Ran this on both a mac and carbonate and got the same result in every attempt:

a and b both set as small integers
42 42
2 trillion loaded and printed as long int
2000000000000
2 trillion loaded and printed as long long int
2000000000000
2 trillion loaded and printed as int (always overflows)
32766

Well, on carbonate the overflow output was 0 instead of 15 bits of all 1s. I used the 9.1 compiler on carbonate and the default 6 and still got this result. Must be a minor difference in architecture, but irrelevant. What is relevant is this does not seem to be linked to using a long in iostream.

There are three remaining explanations I can think of:

  1. The antelope makefile used to build export_to_mspass has a c flag set that is creating this oddity. Testable with a bit of messing with the test program above.
  2. There is something about the templated get interaction with the older seispp library I haven't uncovered. That will be much harder to find.
  3. Maybe there is something about the way I load foff as a signed integer that causes a problem. The C++ library specifies that tellp, which is used to fetch foff, returns type "fpos", but this standard documentation page says clearly this should be converted cleanly to an int or long.

Any other ideas?

wangyinz commented 4 years ago

Well, I don't know... Is there a source code of export_to_mspass.cc that I have access to? It's hard to think of anything without looking at it.

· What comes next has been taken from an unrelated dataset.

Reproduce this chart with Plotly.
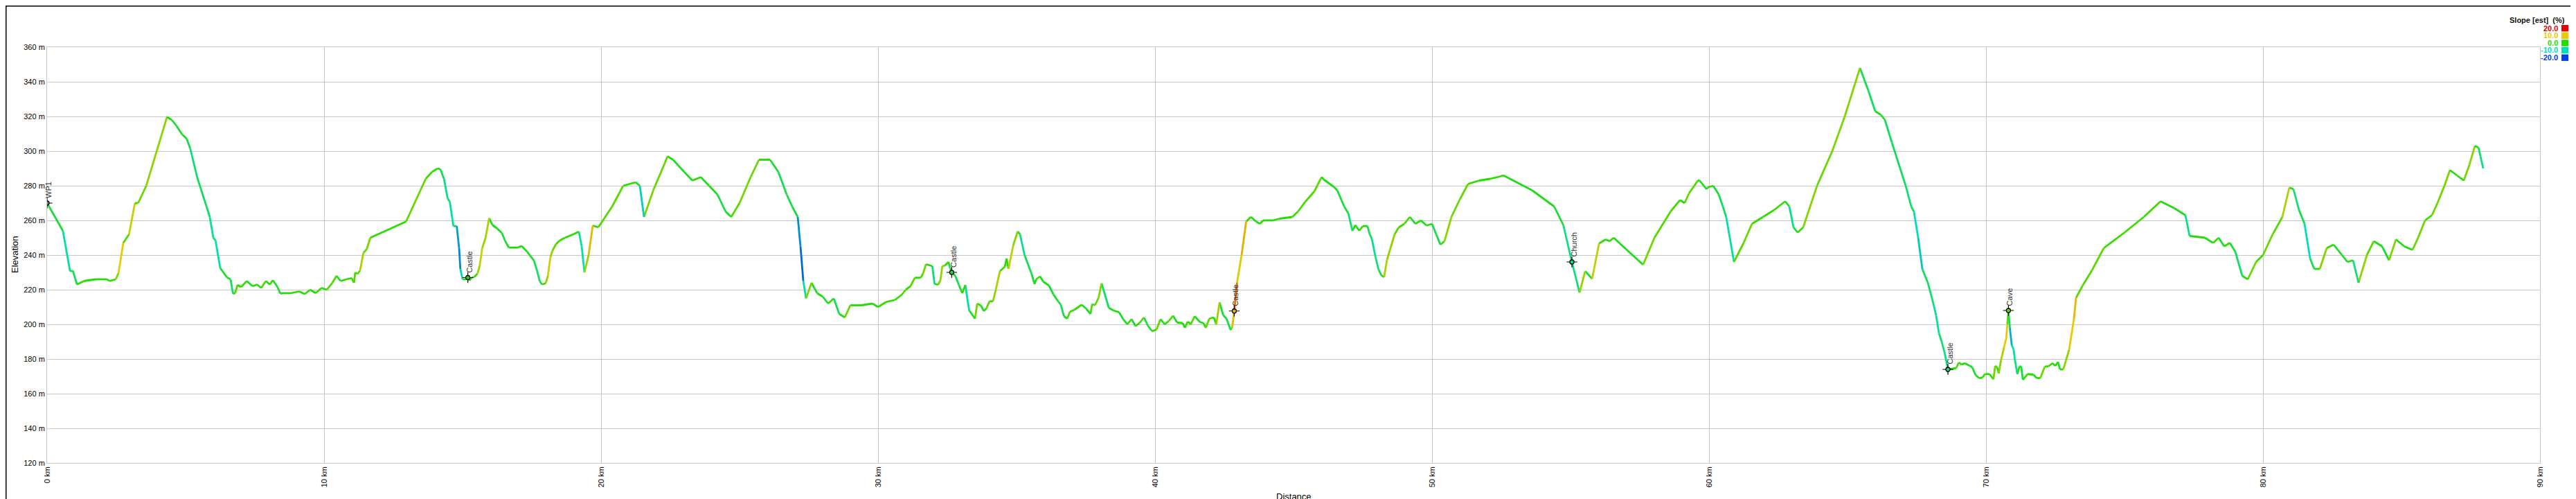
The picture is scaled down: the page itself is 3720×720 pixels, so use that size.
import plotly.graph_objects as go
import numpy as np

# ---------------- data ----------------
dist_km = [0, 0.57, 0.83, 0.93, 1.08, 1.33, 1.75, 2.17, 2.25, 2.48, 2.58, 2.75, 2.96, 3.17, 3.29, 3.58,
           4.33, 4.5, 4.67, 4.875, 5.04, 5.17, 5.42, 5.75, 5.875, 6.0, 6.08, 6.25, 6.5, 6.625, 6.71, 6.79,
           6.875, 7.0, 7.21, 7.42, 7.58, 7.73, 7.9, 8.04, 8.15, 8.32, 8.42, 8.5, 8.8, 9.1, 9.3, 9.5, 9.7,
           9.9, 10.1, 10.3, 10.45, 10.6, 10.8, 11.0, 11.08, 11.125, 11.2, 11.3, 11.42, 11.54, 11.67, 12.96,
           13.67, 13.9, 14.1, 14.2, 14.33, 14.46, 14.54, 14.67, 14.79, 14.875, 14.92, 15.0, 15.125, 15.19,
           15.25, 15.33, 15.42, 15.54, 15.62, 15.71, 15.83, 15.96, 16.08, 16.25, 16.42, 16.54, 16.67, 17.0,
           17.125, 17.33, 17.58, 17.67, 17.79, 17.875, 18.0, 18.08, 18.17, 18.25, 18.375, 18.5,
           18.7, 19.0, 19.2, 19.3, 19.4, 19.55, 19.7, 19.9, 20.4, 20.8, 21.25, 21.4, 21.55, 21.9, 22.3,
           22.4, 22.6, 23.0, 23.3, 23.6, 23.9, 24.2, 24.5, 24.7, 25.0, 25.4, 25.7, 26.1, 26.4, 26.7,
           26.9, 27.1, 27.2, 27.3, 27.4, 27.6, 27.8, 28.0, 28.2, 28.4, 28.6, 28.8, 29.0, 29.4, 29.8,
           30.0, 30.3, 30.6, 30.85,
           31.0, 31.17, 31.33, 31.54, 31.625, 31.73, 31.96, 32.04, 32.17, 32.25, 32.32, 32.42, 32.54, 32.6,
           32.66, 32.79, 32.92, 33.04, 33.15, 33.29, 33.5, 33.58, 33.71, 33.82, 33.92, 34.02, 34.15, 34.25,
           34.4, 34.58, 34.64, 34.71, 34.875, 35.04, 35.125, 35.29, 35.54, 35.65, 35.71, 35.85, 35.96,
           36.17, 36.33, 36.5, 36.6, 36.71, 36.83, 36.93, 37.08, 37.35, 37.5, 37.67, 37.73, 37.83, 37.96,
           38.07, 38.33, 38.5, 38.7, 38.85, 39.0, 39.15, 39.3, 39.45, 39.6, 39.75, 39.9, 40.05, 40.2, 40.35,
           40.5, 40.65, 40.8, 41.0, 41.08, 41.18, 41.29, 41.43, 41.625, 41.75, 41.83, 41.96, 42.125, 42.21,
           42.33, 42.46, 42.58, 42.73, 42.79, 42.86, 42.96, 43.125, 43.29, 43.46, 43.65, 43.79, 43.9, 44.25,
           44.5, 44.96, 45.17, 45.42, 45.75, 45.98, 46.03, 46.08, 46.46, 46.58, 46.83, 46.98, 47.125, 47.23,
           47.375, 47.5, 47.67, 47.75, 47.83, 47.96, 48.07, 48.17, 48.27, 48.375, 48.5,
           48.65, 48.8, 49.0, 49.2, 49.4, 49.6, 49.8, 50.0, 50.15, 50.3, 50.45, 50.7, 51.0, 51.3, 51.7,
           52.1, 52.45, 52.575, 53.62, 54.41, 54.74, 55.05, 55.325, 55.53, 55.78, 56.03, 56.27, 56.41,
           56.56, 56.78, 57.62, 58.03, 58.62, 58.95, 59.12, 59.28, 59.6, 59.66, 59.91, 59.95,
           60.15, 60.35, 60.5, 60.62, 60.75, 60.9, 61.25, 61.55, 61.95, 62.35, 62.75, 62.9, 63.05, 63.2,
           63.4, 63.9, 64.45, 64.9, 65.45, 65.75, 66.0, 66.2, 66.35, 66.6, 66.9, 67.1, 67.3, 67.4, 67.55,
           67.7, 67.8, 67.9, 68.0, 68.1, 68.2, 68.3, 68.4,
           68.5, 68.625, 68.92, 69.02, 69.125, 69.23, 69.42, 69.5, 69.625, 69.75, 69.875, 69.96, 70.125,
           70.27, 70.33, 70.4, 70.46, 70.54, 70.65, 70.73, 70.77, 70.81, 70.86, 70.93, 71.0, 71.04, 71.13,
           71.21, 71.27, 71.33, 71.5, 71.71, 71.83, 71.96, 72.125, 72.25, 72.4, 72.5, 72.6, 72.67, 72.79,
           73.0, 73.17, 73.25, 73.5, 73.83, 74.25,
           75.0, 75.7, 76.3, 76.8, 77.2, 77.35, 77.9, 78.2, 78.4, 78.6, 78.8, 79.0, 79.25, 79.45, 79.75,
           80.0, 80.35, 80.7, 80.95, 81.1, 81.3, 81.5, 81.7, 81.85, 82.05, 82.3, 82.55, 82.85, 83.05, 83.25,
           83.45, 83.75, 84.0, 84.3, 84.55, 84.8, 85.1, 85.4, 85.6, 85.85, 86.1, 86.3, 86.55, 86.75, 87.0,
           87.25, 87.45, 87.65, 87.78, 87.85, 87.95]
elev_m = [270, 254, 230.6, 231, 223, 225, 226, 226, 225, 226, 229.7, 247, 252, 270, 270, 280,
          319.7, 318, 314.6, 309.6, 307.2, 301.4, 284.8, 268.3, 261.9, 250, 248.5, 232.5, 227, 226, 217.8, 218,
          222.8, 221.5, 225, 222, 223, 221, 225, 223, 225.5, 221.5, 217.8, 218, 218, 219, 217.5, 220, 218,
          221, 220, 224, 228, 225, 226, 226.7, 224, 230, 229, 231, 241.3, 243.3, 250, 259.3,
          284, 288, 290, 289.5, 284, 272.7, 270.7, 256.7, 256.7, 244, 232, 226, 226, 227,
          225.3, 227, 227.3, 229.3, 234, 244, 250, 261.3, 257.3, 255.3, 252.7, 248, 244.3, 244.3,
          245.3, 242, 236.7, 232, 224.7, 223, 223.7, 228, 238.7, 242.7, 246.3, 248.3,
          250, 252, 253.5, 245, 230, 240, 257, 256, 268, 280, 282, 280, 262, 278, 293,
          297, 295, 288, 283, 285, 280, 275, 265, 262, 270, 285, 295, 295, 288, 275,
          268, 262, 245, 225, 215, 224, 218, 216, 212, 215, 206, 204, 211, 211, 212,
          210, 213, 214, 217,
          220, 222, 226.9, 226.9, 229.3, 234.7, 233.6, 223.3, 222.9, 225.3, 233.6, 234, 236, 232.7,
          230, 228, 222.7, 218, 222.7, 208, 203.3, 212, 210.9, 207.7, 209.3, 213.3, 213.3, 220,
          230.7, 233.3, 238, 232, 245.3, 253.6, 252, 240, 229.3, 223.3, 226, 227.7, 224.7,
          222.4, 217.3, 213.3, 211.3, 204.7, 203.3, 207.3, 208.3, 211.3, 209.3, 206, 211.7, 211, 215.3,
          223.7, 209.6, 208, 207, 203, 200, 203, 199, 201, 204, 199, 196, 197, 203, 200,
          202, 205, 201, 200.7, 198, 201.6, 200, 204.7, 201.3, 200.7, 198, 203.3, 204, 200,
          212.7, 205.3, 203.3, 196.7, 198.7, 207.7, 224, 240, 259.3, 262, 259.3, 258, 260, 260,
          261, 262, 265.3, 270.7, 276.7, 284, 285, 283.7, 279.3, 277.3, 268, 264, 254, 257.3,
          254, 256.7, 256.7, 252, 249.3, 238.7, 231.7, 228.3, 227.3, 237.3, 244,
          252, 256, 258, 262, 258, 260, 257, 258, 252, 246, 248, 262, 272, 281, 283,
          284, 285.3, 286, 277.3, 268, 257.3, 236, 218.3, 230.7, 226.3, 246.7, 249, 248,
          250, 246.7, 234.4, 250, 265.3, 271.7, 270, 275.7, 283, 283, 278, 279,
          280, 275, 268, 262, 250, 236, 247, 258, 262, 266, 271, 268, 256, 253,
          256, 280, 300, 320, 348, 335, 323, 321, 318, 305, 290, 280, 268, 265, 250,
          232, 228, 224, 218, 212, 205, 195, 190,
          184, 174, 174.7, 178, 176.7, 177.6, 176, 175.3, 170.7, 169, 169.3, 171.3, 171.3,
          168.3, 176, 175.3, 171.7, 179.3, 186.7, 192, 200, 208, 198, 188, 185.3, 180, 171.3,
          175.7, 175.7, 168, 171.3, 171, 169, 169, 175.7, 175.7, 177.6, 176, 178.3, 174, 174,
          185.3, 202.7, 215.3, 222.7, 231.3, 244,
          253, 262, 271, 267, 263, 251, 250, 247, 250, 245, 247, 242, 228, 226, 236,
          240, 252, 262, 279, 278, 266, 258, 238, 232, 232, 244, 246, 240, 236, 237,
          224, 240, 248, 245, 237, 249, 245, 243, 250, 260, 263, 270, 280, 289, 286,
          283, 292, 303, 302, 297, 290]

wp_names = ["WP1", "Castle", "Castle", "Castle", "Church", "Castle", "Cave"]
wp_km = [0, 15.19, 32.66, 42.86, 55.05, 68.625, 70.81]
wp_elev = [270, 227, 230, 207.7, 236, 174, 208]

legend_vals = [20.0, 10.0, 0.0, -10.0, -20.0]
legend_colors = ["#e60000", "#e6cc00", "#22dd00", "#00e0b8", "#0040e6"]

y_ticks = list(range(120, 361, 20))
x_ticks = list(range(0, 91, 10))

# ---------------- helpers ----------------
def hex2rgb(h):
    h = h.lstrip("#")
    return tuple(int(h[i:i + 2], 16) for i in (0, 2, 4))

stops = sorted(zip(legend_vals, [hex2rgb(c) for c in legend_colors]))

def slope_color(s):
    s = max(stops[0][0], min(stops[-1][0], s))
    for (v0, c0), (v1, c1) in zip(stops[:-1], stops[1:]):
        if v0 <= s <= v1:
            t = (s - v0) / (v1 - v0)
            c = [round(c0[i] + (c1[i] - c0[i]) * t) for i in range(3)]
            return "rgb(%d,%d,%d)" % tuple(c)
    return "rgb(34,221,0)"

# ---------------- figure ----------------
W, H = 3720, 720
ML, MR, MT, MB = 60, 60, 60, 60
PW, PH = W - ML - MR, H - MT - MB

def px(x):
    return (x - ML) / PW

def py(y):
    return (H - MB - y) / PH

fig = go.Figure()

dk = np.array(dist_km, dtype=float)
em = np.array(elev_m, dtype=float)
HW = 0.08  # half window (km) for the estimated slope

groups = {}
seg_colors = []
for i in range(len(dist_km) - 1):
    m = 0.5 * (dk[i] + dk[i + 1])
    a, b = max(dk[0], m - HW), min(dk[-1], m + HW)
    s = (np.interp(b, dk, em) - np.interp(a, dk, em)) / ((b - a) * 1000.0) * 100.0
    sq = round(s * 2) / 2.0
    col = slope_color(sq)
    seg_colors.append(col)
    g = groups.setdefault(col, ([], []))
    g[0].extend([dist_km[i], dist_km[i + 1], None])
    g[1].extend([elev_m[i], elev_m[i + 1], None])

for col, (xs, ys) in groups.items():
    fig.add_trace(go.Scatter(x=xs, y=ys, mode="lines",
                             line=dict(color=col, width=2.8),
                             hoverinfo="skip", showlegend=False))

# waypoint fills
wp_fill = []
for k, d in enumerate(wp_km):
    if k == 0:
        wp_fill.append("#7f7f7f")
        continue
    idx = 0
    for i in range(len(dist_km) - 1):
        if dist_km[i] <= d <= dist_km[i + 1]:
            idx = i
            break
    wp_fill.append(seg_colors[idx])

fig.add_trace(go.Scatter(x=wp_km, y=wp_elev, mode="markers",
                         marker=dict(symbol="cross-thin", size=11,
                                     line=dict(color="black", width=1.2)),
                         hoverinfo="skip", showlegend=False))
fig.add_trace(go.Scatter(x=wp_km, y=wp_elev, mode="markers",
                         marker=dict(symbol="circle", size=6, color=wp_fill,
                                     line=dict(color="black", width=1.3)),
                         hoverinfo="skip", showlegend=False))

FONT = "Liberation Sans, Arial, sans-serif"
annotations = []
for name, d, e in zip(wp_names, wp_km, wp_elev):
    annotations.append(dict(x=d, y=e, xref="x", yref="y", text=name, showarrow=False,
                            textangle=-90, xanchor="center", yanchor="bottom",
                            xshift=2, yshift=5,
                            font=dict(family=FONT, size=11, color="#333333")))

# axis titles
annotations.append(dict(x=px(13), y=0.5, xref="paper", yref="paper", text="Elevation",
                        textangle=-90, showarrow=False, xanchor="center", yanchor="middle",
                        font=dict(family=FONT, size=13, color="black")))
annotations.append(dict(x=0.5, y=py(708), xref="paper", yref="paper", text="Distance",
                        showarrow=False, xanchor="center", yanchor="middle",
                        font=dict(family=FONT, size=13, color="black")))
# credit
annotations.append(dict(x=px(3713), y=py(438), xref="paper", yref="paper",
                        text="created by GPSVisualizer.com", textangle=-90, showarrow=False,
                        xanchor="center", yanchor="bottom",
                        font=dict(family=FONT, size=11, color="#999999")))
# legend
annotations.append(dict(x=px(3698), y=py(21), xref="paper", yref="paper",
                        text="<b>Slope [est]  (%)</b>", showarrow=False,
                        xanchor="right", yanchor="middle",
                        font=dict(family=FONT, size=11, color="#111111")))
shapes = []
leg_y = [32.7, 43.3, 54.0, 64.5, 75.2]
for v, c, yy in zip(legend_vals, legend_colors, leg_y):
    annotations.append(dict(x=px(3688), y=py(yy), xref="paper", yref="paper",
                            text="<b>%.1f</b>" % v, showarrow=False,
                            xanchor="right", yanchor="middle",
                            font=dict(family=FONT, size=11, color=c)))
    shapes.append(dict(type="rect", xref="paper", yref="paper",
                       x0=px(3691), x1=px(3701), y0=py(yy + 4.7), y1=py(yy - 4.7),
                       fillcolor=c, line=dict(width=0)))

# outer border
shapes.append(dict(type="rect", xref="paper", yref="paper",
                   x0=px(0.75), x1=px(W - 0.75), y0=py(H - 0.75), y1=py(0.75),
                   line=dict(color="black", width=1.5), fillcolor="rgba(0,0,0,0)"))

fig.update_layout(
    width=W, height=H,
    margin=dict(l=ML, r=MR, t=MT, b=MB, pad=0),
    paper_bgcolor="white", plot_bgcolor="white",
    font=dict(family=FONT, size=11, color="black"),
    annotations=annotations, shapes=shapes,
    xaxis=dict(range=[0, 90], tickvals=x_ticks, ticktext=["%d km" % v for v in x_ticks],
               tickangle=-90, showgrid=True, gridcolor="#c8c8c8", gridwidth=1,
               showline=True, linecolor="#c8c8c8", linewidth=1, mirror=True,
               zeroline=False, ticks="", fixedrange=True,
               tickfont=dict(size=11, color="black")),
    yaxis=dict(range=[120, 360], tickvals=y_ticks, ticktext=["%d m" % v for v in y_ticks],
               showgrid=True, gridcolor="#c8c8c8", gridwidth=1,
               showline=True, linecolor="#c8c8c8", linewidth=1, mirror=True,
               zeroline=False, ticks="", fixedrange=True,
               tickfont=dict(size=11, color="black")),
)

fig.write_html("out.html")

pavlis commented 4 years ago

export_to_mspass is in antelope contrib, BUT I haven't put it into the master repository yet.

Don't think it is your problem to fix this - leave it to me. I want to rebuild antelope contrib on carbonate and see if the problem persists. Don't see this as an must fix immediately problem do you?

wangyinz commented 4 years ago

I agree. We won't be using it in the near term anyway, so just take your time.